International Association for Cryptologic Research

International Association
for Cryptologic Research

IACR News item: 26 January 2016

Gergei Bana, Rohit Chadha
ePrint Report ePrint Report
In recent years, a new approach has been developed for verifying security protocols with the aim of combining the benefits of symbolic attackers and the benefits of unconditional soundness: the technique of the computationally complete symbolic attacker of Bana and Comon (BC). In this paper we argue that the real breakthrough of this technique is the recent introduction of its version for indistinguishability because, with the extensions we introduce here, for the first time, there is a computationally sound symbolic technique that is syntactically strikingly simple, to which translating standard computational security notions is a straightforward matter, and that can be effectively used for verification of not only equivalence properties, but trace properties of protocols as well.
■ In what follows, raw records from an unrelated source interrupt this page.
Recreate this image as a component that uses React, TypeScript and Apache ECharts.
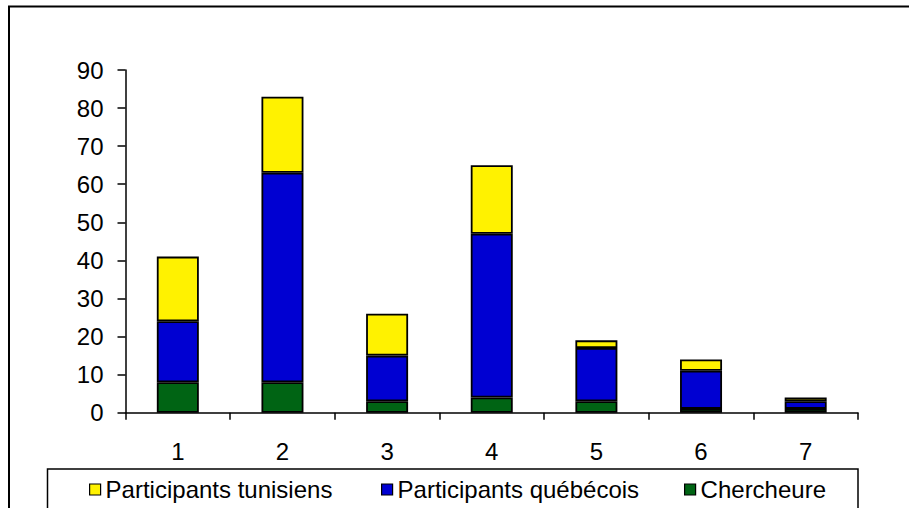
import React, { useEffect, useRef } from "react";
import * as echarts from "echarts";

const categories = ["1", "2", "3", "4", "5", "6", "7"];
const chercheure = [8, 8, 3, 4, 3, 1, 1];
const quebecois = [16, 55, 12, 43, 14, 10, 2];
const tunisiens = [17, 20, 11, 18, 2, 3, 1];
const yTicks = { min: 0, max: 90, interval: 10 };

const FONT = "'Liberation Sans', Arial, sans-serif";
const YELLOW = "#FFF200";
const BLUE = "#0000D2";
const GREEN = "#006414";

export default function App() {
  const ref = useRef<HTMLDivElement>(null);
  useEffect(() => {
    if (!ref.current) return;
    const chart = echarts.init(ref.current, null, { renderer: "svg" });
    const legendBase = {
      orient: "horizontal",
      top: 477.5,
      padding: 0,
      itemWidth: 11,
      itemHeight: 11,
      icon: "rect",
      selectedMode: false,
      textStyle: { fontFamily: FONT, fontSize: 24, color: "#000" },
      itemStyle: { borderColor: "#000", borderWidth: 1.2 },
    };
    const barBase = {
      type: "bar",
      stack: "total",
      barWidth: 42,
      itemStyle: { borderColor: "#000", borderWidth: 1.8 },
    };
    chart.setOption({
      animation: false,
      backgroundColor: "#fff",
      graphic: [
        {
          type: "rect",
          shape: { x: 9, y: 6.5, width: 1000, height: 1000 },
          style: { fill: "none", stroke: "#000", lineWidth: 2 },
          silent: true,
          z: 0,
        },
        {
          type: "rect",
          shape: { x: 47.5, y: 469, width: 810.5, height: 200 },
          style: { fill: "none", stroke: "#000", lineWidth: 1.5 },
          silent: true,
          z: 0,
        },
      ],
      legend: [
        { ...legendBase, left: 89, data: ["Participants tunisiens"] },
        { ...legendBase, left: 381, data: ["Participants québécois"] },
        { ...legendBase, left: 684, data: ["Chercheure"] },
      ],
      grid: { left: 125.5, right: 51, top: 70, bottom: 95.3 },
      xAxis: {
        type: "category",
        data: categories,
        boundaryGap: true,
        axisLine: { lineStyle: { color: "#000", width: 1.5 } },
        axisTick: { show: true, length: 7, lineStyle: { color: "#000", width: 1.5 } },
        axisLabel: { margin: 27, fontFamily: FONT, fontSize: 24, color: "#000" },
        splitLine: { show: false },
      },
      yAxis: {
        type: "value",
        min: yTicks.min,
        max: yTicks.max,
        interval: yTicks.interval,
        axisLine: { show: true, lineStyle: { color: "#000", width: 1.5 } },
        axisTick: { show: true, length: 8, lineStyle: { color: "#000", width: 1.5 } },
        axisLabel: { margin: 22, fontFamily: FONT, fontSize: 24, color: "#000" },
        splitLine: { show: false },
      },
      series: [
        { ...barBase, name: "Chercheure", data: chercheure, itemStyle: { ...barBase.itemStyle, color: GREEN } },
        { ...barBase, name: "Participants québécois", data: quebecois, itemStyle: { ...barBase.itemStyle, color: BLUE } },
        { ...barBase, name: "Participants tunisiens", data: tunisiens, itemStyle: { ...barBase.itemStyle, color: YELLOW } },
      ],
    });
    return () => chart.dispose();
  }, []);
  return (
    <div
      ref={ref}
      style={{ position: "absolute", left: 0, top: 0, width: 909, height: 508 }}
    />
  );
}
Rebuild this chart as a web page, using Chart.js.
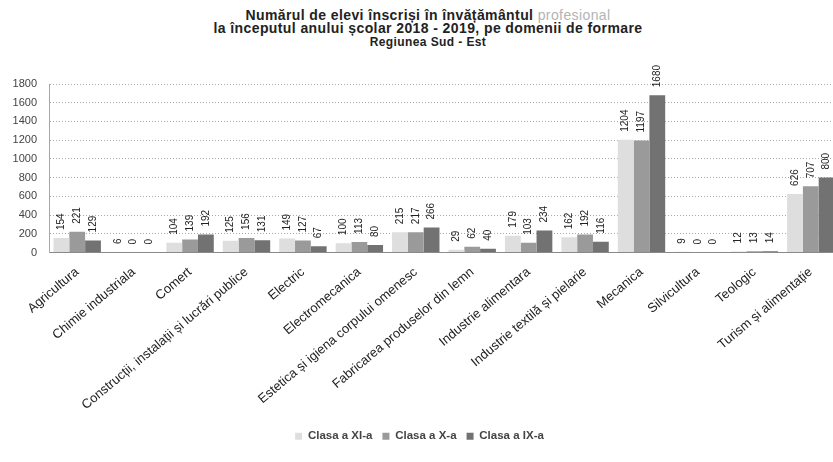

We first fully develop the core elements of this newer version by introducing several new axioms. We illustrate the power and the diverse use of the introduced axioms on simple examples first. We introduce an axiom expressing the Decisional Diffie-Hellman property. We analyze the Diffie-Hellman key exchange, both in its simplest form and an authenticated version as well. We provide computationally sound verification of real-or-random secrecy of the Diffie-Hellman key exchange protocol for multiple sessions, without any restrictions on the computational implementation other than the DDH assumption. We also show authentication for a simplified version of the station-to-station protocol using UF-CMA assumption for digital signatures. Finally, we axiomatize IND-CPA, IND-CCA1 and IND-CCA2 security properties and illustrate their usage.